Tell how many lines contain the word "diagram". Reply with the number only.

Rows from a dataset of charts and code
┄┄┄┄┄┄┄┄┄┄
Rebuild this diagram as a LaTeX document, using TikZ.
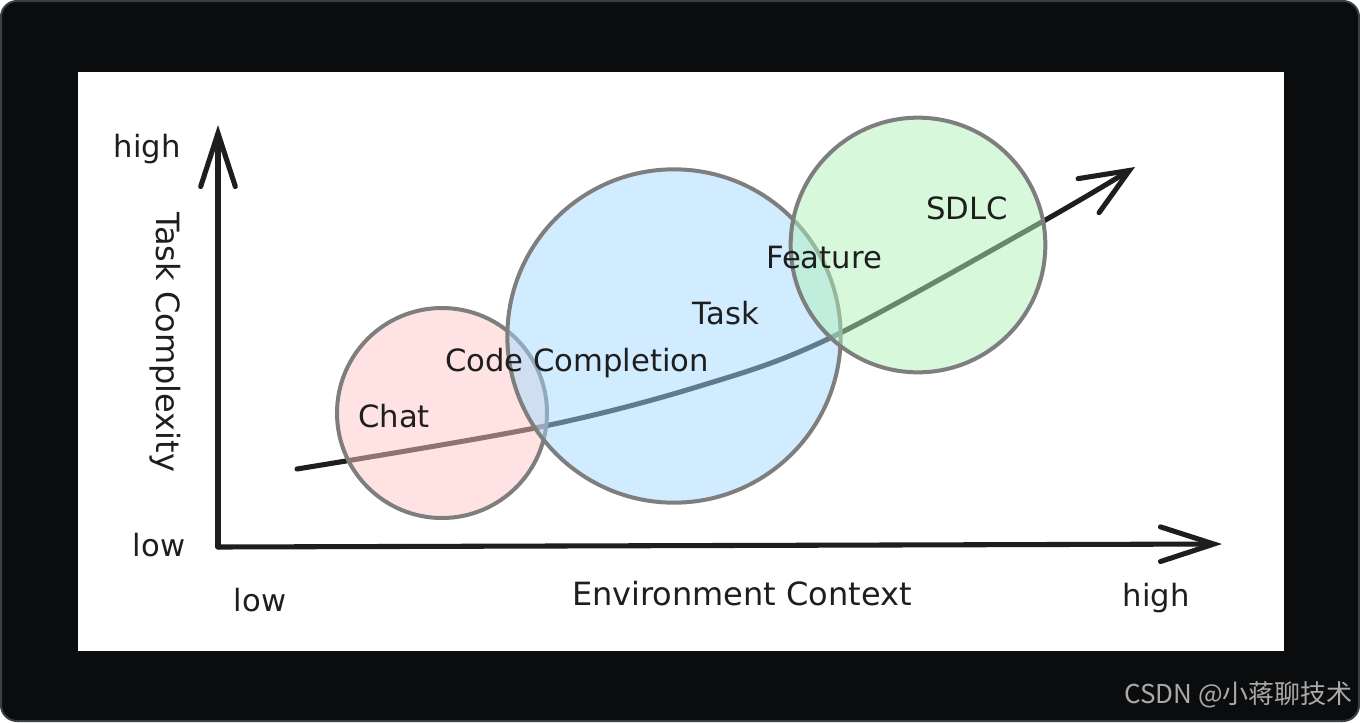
\documentclass[tikz,border=0pt]{standalone}
\usepackage{fontspec}
\setmainfont{DejaVu Sans}
\newfontfamily\cjk{Noto Sans CJK SC}
\usetikzlibrary{arrows.meta}
\definecolor{framebg}{HTML}{0B0C0E}
\definecolor{frameedge}{HTML}{3A3E45}
\definecolor{ink}{HTML}{1E1E1E}
\definecolor{ringgray}{HTML}{7E7E7E}
\definecolor{pinkfill}{HTML}{FFC9C9}
\definecolor{bluefill}{HTML}{A5D8FF}
\definecolor{greenfill}{HTML}{B2F2BB}
\definecolor{wmark}{HTML}{A9A9A9}
\tikzset{
  lbl/.style={inner sep=0pt, text=ink, font=\fontsize{23}{26}\selectfont},
  axisline/.style={draw=ink, line width=3.8pt, line cap=round, line join=round,
    -{Straight Barb[length=40pt,width=26pt,line cap=round]}},
  trend/.style={draw=ink, line width=3.8pt, line cap=round,
    -{Straight Barb[length=36pt,width=30pt,line cap=round]}},
  bubble/.style={circle, inner sep=0pt, outer sep=0pt, draw=ringgray, line width=3pt, fill opacity=0.5},
}
\begin{document}
\begin{tikzpicture}[x=0.75pt,y=-0.75pt]
\useasboundingbox (0,0) rectangle (1360,722);
\fill[white] (0,0) rectangle (1360,722);
\draw[fill=framebg, draw=frameedge, line width=1.5pt, rounded corners=12pt] (1,1) rectangle (1359,721);
\fill[white] (78,72) rectangle (1284,651);

% trend curve
\coordinate (c0) at (297,469);
\coordinate (c1) at (540,427);
\coordinate (c2) at (700,386);
\coordinate (c3) at (830,338);
\coordinate (c4) at (1040,223);
\coordinate (c5) at (1135,167);
\draw[trend] plot[smooth, tension=0.55] coordinates {(c0) (c1) (c2) (c3) (c4) (c5)};

% bubbles
\node[bubble, fill=pinkfill, minimum size=157.5pt] (chatc) at (442,413) {};
\node[bubble, fill=bluefill, minimum size=250pt] (taskc) at (674,336) {};
\node[bubble, fill=greenfill, minimum size=191pt] (sdlcc) at (918,245) {};

% axes
\coordinate (O) at (218,547);
\coordinate (ytop) at (218,125);
\coordinate (xend) at (1222,544);
\draw[axisline] (O) -- (ytop);
\draw[axisline] (O) -- (xend);

% labels
\node[lbl] (yhigh) at (147,149) {high};
\node[lbl] (ylow) at (159,545) {low};
\node[lbl, rotate=-90, font=\fontsize{24}{26}\selectfont] (ytitle) at (165,342) {Task Complexity};
\node[lbl] (xlow) at (260,600) {low};
\node[lbl, font=\fontsize{24}{26}\selectfont] (xtitle) at (742,594) {Environment Context};
\node[lbl] (xhigh) at (1156,598) {high};

\node[lbl] (chat) at (394,416) {Chat};
\node[lbl] (code) at (577,363) {Code Completion};
\node[lbl] (task) at (726,313) {Task};
\node[lbl] (feature) at (824,258) {Feature};
\node[lbl] (sdlc) at (967,208) {SDLC};

% watermark
\node[anchor=east, inner sep=0pt, text=wmark, font=\cjk\fontsize{19.5}{22}\selectfont] (wm) at (1353,695) {CSDN @小蒋聊技术};
\end{tikzpicture}
\end{document}
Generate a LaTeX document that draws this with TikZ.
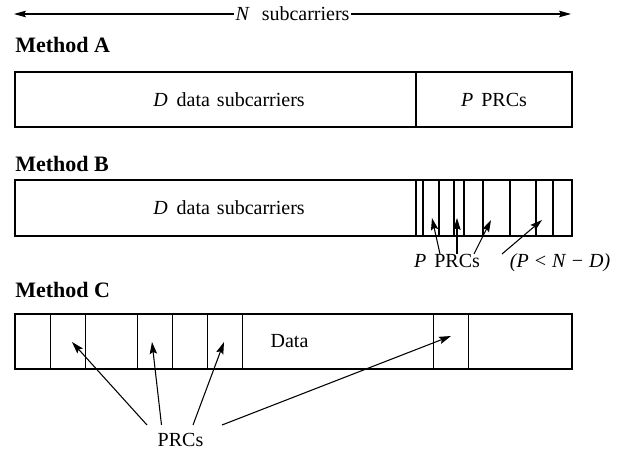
\documentclass[tikz,border=0pt]{standalone}
\usepackage{fontspec}
\setmainfont{Liberation Serif}
\usetikzlibrary{arrows.meta}
\begin{document}
\begin{tikzpicture}[x=0.75pt,y=-0.75pt,
  box/.style={draw, line width=0.8pt},
  sep/.style={line width=0.8pt},
  lbl/.style={font=\fontsize{15}{18}\selectfont, inner sep=0pt},
  mth/.style={font=\fontsize{16.5}{19}\selectfont\bfseries, inner sep=0pt, anchor=base west},
  ptr/.style={-{Stealth[length=9pt,width=5.5pt,inset=1.5pt]}, line width=0.8pt}]
\useasboundingbox (0,0) rectangle (633,452);

% top dimension arrow
\coordinate (nl) at (14,14);
\coordinate (nr) at (571,14);
\draw[{Stealth[length=9pt,width=5pt,inset=1.5pt]}-{Stealth[length=9pt,width=5pt,inset=1.5pt]}, line width=0.8pt]
  (nl) -- node[lbl, fill=white, inner xsep=1pt, inner ysep=2pt] (ntext) {\textit{N}\hspace{0.6em}subcarriers} (nr);

% Method A
\node[mth] (ma) at (15,53) {Method A};
\draw[box] (15,72) rectangle (572,127);
\draw[sep] (416,72) -- (416,127);
\node[lbl] (ad) at (229,99.5) {\textit{D}\hspace{0.45em}data\hspace{0.35em}subcarriers};
\node[lbl] (ap) at (494,99.5) {\textit{P}\hspace{0.4em}PRCs};

% Method B
\node[mth] (mb) at (15,172) {Method B};
\draw[box] (15,180) rectangle (572,236);
\foreach \x in {416,423,439,454,464,483,510,536,553}
  \draw[sep] (\x,180) -- (\x,236);
\node[lbl] (bd) at (229,208) {\textit{D}\hspace{0.45em}data\hspace{0.35em}subcarriers};
\node[lbl, anchor=base] (bp) at (447,268) {\textit{P}\hspace{0.4em}PRCs};
\node[lbl, anchor=base] (bc) at (560,268) {\textit{(P < N − D)}};
\coordinate (bt1) at (440,254); \coordinate (bh1) at (432,218);
\coordinate (bt2) at (457,254); \coordinate (bh2) at (457,218);
\coordinate (bt3) at (474,254); \coordinate (bh3) at (491,220);
\coordinate (bt4) at (502,254); \coordinate (bh4) at (542,220);
\foreach \i in {1,2,3,4} \draw[ptr] (bt\i) -- (bh\i);

% Method C
\node[mth] (mc) at (15,298) {Method C};
\draw[box] (15,314) rectangle (572,369);
\foreach \x in {50.5,85.5,137.5,172.5,207.5,242.5,433.5,468.5}
  \draw[sep] (\x,314) -- (\x,369);
\node[lbl] (cd) at (289.5,341.5) {Data};
\node[lbl, anchor=base] (cp) at (180.5,447) {PRCs};
\coordinate (ct1) at (147,425);   \coordinate (ch1) at (72,342);
\coordinate (ct2) at (161.5,425); \coordinate (ch2) at (152,342);
\coordinate (ct3) at (193,425);   \coordinate (ch3) at (224,342);
\coordinate (ct4) at (222,425);   \coordinate (ch4) at (451,336);
\foreach \i in {1,2,3,4} \draw[ptr] (ct\i) -- (ch\i);
\end{tikzpicture}
\end{document}
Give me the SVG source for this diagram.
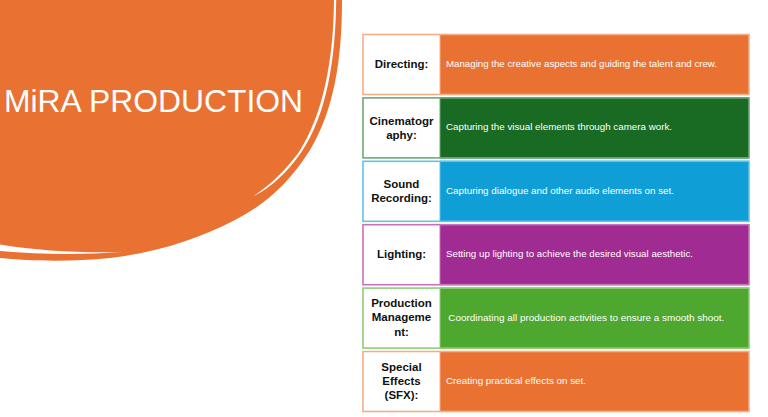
┄┄┄┄┄┄┄┄┄┄
Written response ->
2